Violazione dell’obbligo di fedeltà e onere della prova
Ancora una volta, la Suprema Corte di Cassazione si pronuncia in merito alla violazione dell’obbligo di fedeltà e onere della prova.
La VI Sezione Civile della Corte di Cassazione, con Ordinanza n. 27777/19, depositata il 30 Ottobre 2019, chiarisce come la parte che faccia valere la violazione dell’obbligo di fedeltà da parte dell’altro coniuge debba provare, in sede di separazione tra coniugi, la relativa condotta ed il nesso causale con l’intollerabilità della prosecuzione della convivenza.
Spetta invece a chi eccepisce l’inefficacia dei fatti posti alla base della domanda, ossia la non idoneità dell’infedeltà a rendere intollerabile la convivenza, provare le circostanze su cui l’eccezione si fonda.
La ricorrente, in particolare, ribadisce come la sentenza di secondo grado non abbia proceduto ad una valutazione comparativa delle condotte tenute da entrambi i coniugi e non abbia, altresì, tenuto conto della situazione di crisi familiare già in atto, attribuendo rilevanza esclusivamente alla relazione extraconiugale da lei intrapresa e ritenendo provato il nesso di causalità tra questa e la condotta infedele della ricorrente sulla base delle dichiarazioni del CTU, senza che il coniuge avesse fornito prove decisive al riguardo.
Per la Suprema Corte, tale motivo è infondato posto che la Corte d’Appello, nell’addebitare la separazione alla ricorrente, si è attenuta al principio più volte affermato dalla giurisprudenza di legittimità, in virtù del quale
…la parte che faccia valere la violazione dell’obbligo di fedeltà da parte dell’altro coniuge deve provare la relativa condotta ed il nesso causale con l’intollerabilità della prosecuzione della convivenza. Invece, incombe a chi eccepisce l’inefficacia dei fatti posti alla base della domanda, ossia la non idoneità dell’infedeltà a rendere intollerabile la convivenza, l’onere di provare le circostanze su cui l’eccezione si fonda, ovvero l’anteriorità della crisi matrimoniale alla infedeltà accertata…

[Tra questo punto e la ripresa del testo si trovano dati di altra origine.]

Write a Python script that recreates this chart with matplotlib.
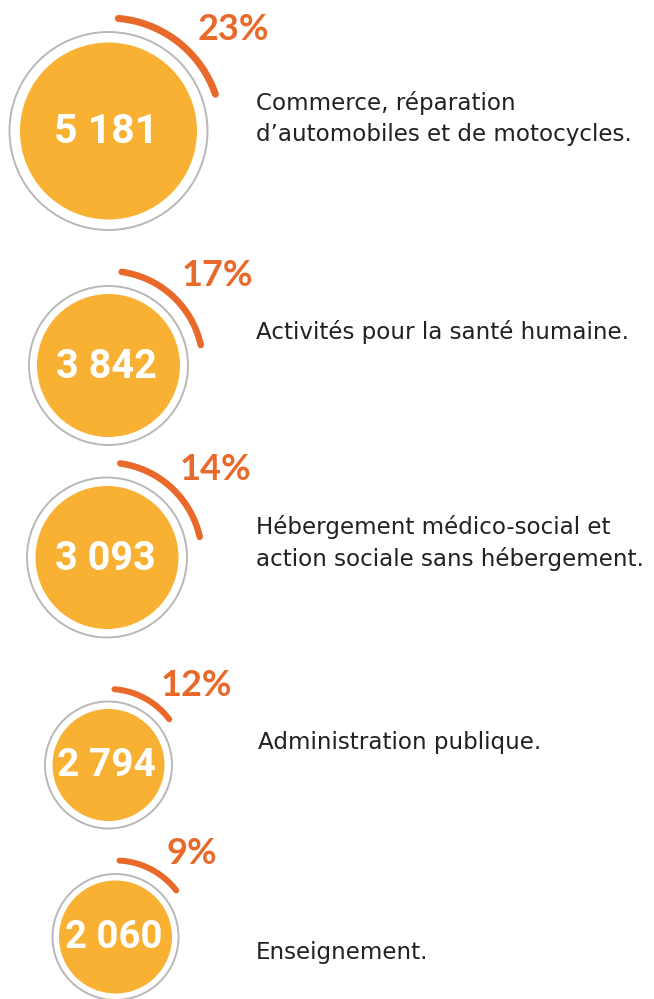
import numpy as np
import matplotlib
matplotlib.use("Agg")
import matplotlib.pyplot as plt
from matplotlib.patches import Circle

# ---- data ----
values = [5181, 3842, 3093, 2794, 2060]
value_labels = ["5 181", "3 842", "3 093", "2 794", "2 060"]
percents = [23, 17, 14, 12, 9]
labels = [
    "Commerce, réparation\nd\u2019automobiles et de motocycles.",
    "Activités pour la santé humaine.",
    "Hébergement médico-social et\naction sociale sans hébergement.",
    "Administration publique.",
    "Enseignement.",
]

# ---- layout (pixels) ----
centers = [(108.5, 131), (108.5, 365.5), (107, 557.5), (108.5, 765), (115.5, 937)]
fill_r = [88.5, 71.5, 71.5, 56, 56.5]
ring_r = [99, 79.5, 80, 63.5, 63]
arc_r = [113, 94.5, 95, 76, 76.5]
arc_a0 = [5, 8, 8, 4.5, 3]
arc_a1 = [71, 77.5, 77.5, 53, 52.5]
arc_w = [7.0, 6.5, 6.5, 6.0, 6.0]
pct_pos = [(233, 30), (217, 276), (215, 469), (196, 685), (192, 853)]
val_size = [29.5, 28.5, 28.5, 28, 27.5]
label_pos = [(256, 118.5), (256, 332), (256, 543), (258, 743), (256, 953)]

ORANGE = "#F9B133"
DARK = "#E8692A"
GRAY = "#B8B8B8"

fig = plt.figure(figsize=(6.54, 9.99), dpi=100)
ax = fig.add_axes([0, 0, 1, 1])
ax.set_xlim(0, 654)
ax.set_ylim(999, 0)
ax.axis("off")

for i in range(len(values)):
    cx, cy = centers[i]
    ax.add_patch(Circle((cx, cy), ring_r[i], facecolor="white", edgecolor=GRAY, lw=1.4))
    ax.add_patch(Circle((cx, cy), fill_r[i], facecolor=ORANGE, edgecolor="none"))
    th = np.radians(np.linspace(arc_a0[i], arc_a1[i], 100))
    ax.plot(cx + arc_r[i] * np.sin(th), cy - arc_r[i] * np.cos(th), color=DARK,
            lw=arc_w[i] * 0.72, solid_capstyle="round")
    ax.text(cx - 2, cy + 1, value_labels[i], color="white", fontsize=val_size[i],
            fontweight="bold", family="Roboto", ha="center", va="center")
    px, py = pct_pos[i]
    ax.text(px, py, f"{percents[i]}%", color=DARK, fontsize=26, fontweight="bold",
            family="Lato", ha="center", va="center")
    lx, ly = label_pos[i]
    ax.text(lx, ly, labels[i], color="#222222", fontsize=16.6, family="DejaVu Sans",
            ha="left", va="center", linespacing=1.45)

fig.savefig("out.png", dpi=100)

Dato atto della mancata contestazione dell’intervenuta violazione dell’obbligo di fedeltà da parte della ricorrente, la sentenza impugnata ha posto in risalto da un lato la mancata dimostrazione dei fatti allegati a sostegno dell’asserita anteriorità della crisi familiare rispetto alla relazione extraconiugale da lei intrapresa, dall’altro l’infondatezza dell’assunto secondo cui il coniuge avrebbe a lungo tollerato il tradimento, richiamando la relazione del c.t.u. soltanto ad ulteriore conforto degli elementi risultanti dagli atti di parte e dalla documentazione prodotta.
Nel contestare la rilevanza degli elementi posti a fondamento della decisione, la ricorrente sollecita ancora una volta una rivisitazione dell’accertamento dei fatti risultante dalla sentenza impugnata, non censurabile in sede di legittimità per violazione di legge, ma esclusivamente per vizio di motivazione, configurabile nel caso di omessa valutazione di un fatto storico, principale o secondario, la cui esistenza risulti dal testo della sentenza impugnata o dagli atti processuali, abbia costituito oggetto di discussione tra le parti e presenti carattere decisivo, ovvero nel caso in cui la motivazione risulti totalmente assente o meramente apparente, oppure perplessa, incomprensibile o contraddittoria, al punto tale da rendere impossibile l’individuazione del percorso logico seguito per giungere alla decisione.
La Corte rigetta il ricorso e condanna la ricorrente al pagamento, in favore del contro-ricorrente, delle spese del giudizio di legittimità.